State of charge (SOC) and state of health (SOH) are two terms of immediate interest with regard to battery systems. The SOC corresponds to the stored charge available to do work relative to that which is available after the battery has been fully charged; this definition is made precise in the model formulation infra. SOC can be viewed as a thermodynamic quantity, enabling one to assess the potential energy of the system. SOH is a term that is becoming more commonly used within the battery community, but which has not to date been clearly defined. Generally, SOH is used to imply that one can deduce how well the battery system is functioning relative to its nominal (rated) and end (failed) states. For our purposes, we assume that we can represent the SOH if we have a method to identify the impedance spectrum for the battery system over the frequency range of interest in an on-line (or adaptive) manner. Hence, knowing the change in the SOH with time may be viewed as enabling one to assess the increase in irreversible losses that is inherent in the aging of batteries. Thus, the thermodynamics (which are invariant over the battery system's life) allow one to assess the potential energy of the system, and irreversible losses can be assessed once the impedance spectrum is clarified.

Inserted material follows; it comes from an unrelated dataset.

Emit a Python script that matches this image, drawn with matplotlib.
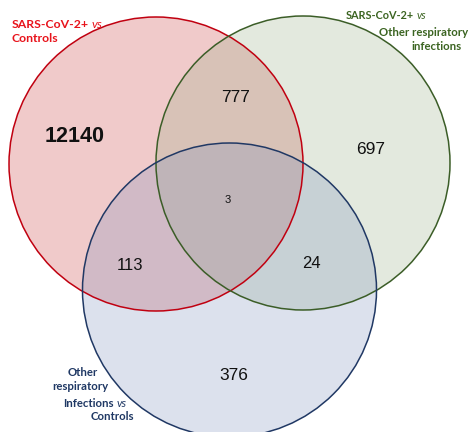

A set of parameters can be established to characterize the impedance spectrum. The parameters can be regressed by means of a system identification scheme. The need to regress the value of all parameters that critically impact the impedance spectrum motivates the formulation of a generalized method for the system identification problem. It is noted that to merely regress a limited number of parameters and guess, or use other means to determine, the values of other parameters reduces the accuracy and efficiency in reflecting a battery system. Therefore, it is desirous to have an efficient computing means to calculate all the parameters under a single generalized method or process. The result is that the SOC and SOH of a battery can be better known to a vehicle system operator. Furthermore, it is desirous, as well, to derive a generalized method that can be applied to electric and hybrid-electric vehicles. The generalized method can be used for battery systems, which include lead acid, nickel metal hydride, lithium ion, and other promising battery systems.
As can be appreciated, the state of charge (SOC) and the state of health (SOH) of the battery pack in a vehicle system such as a hybrid vehicle system are important in relation to vehicle efficiency, emissions, and availability. In other words, the SOC and SOH of the battery system constitutes a set of critical elements for a vehicle propulsion system. For example, a vehicle operator or an onboard controller needs to know the conditions of the battery pack for regulating the same.
It is known in the art to use a look up table (LUT) to regulate a battery pack having parameters pre-computed based on a standard vehicle, or an experimental vehicle. A standard vehicle is a vehicle other than the vehicle which a vehicle operator is handling. A difficulty with the prior art approaches is that they are either not vehicle specific, or lack a generalized approach to multiple parameter handling, thereby reducing the utility of the prior art systems. In addition, it is known in the art to use Coulomb counting to obtain a SOC value of a battery system. Coulomb counting is easily implemented provided the current efficiency is known precisely for all times and conditions. Because this is not normally the case, the voltage signal can be used in a model that incorporates the voltage for determining the SOC.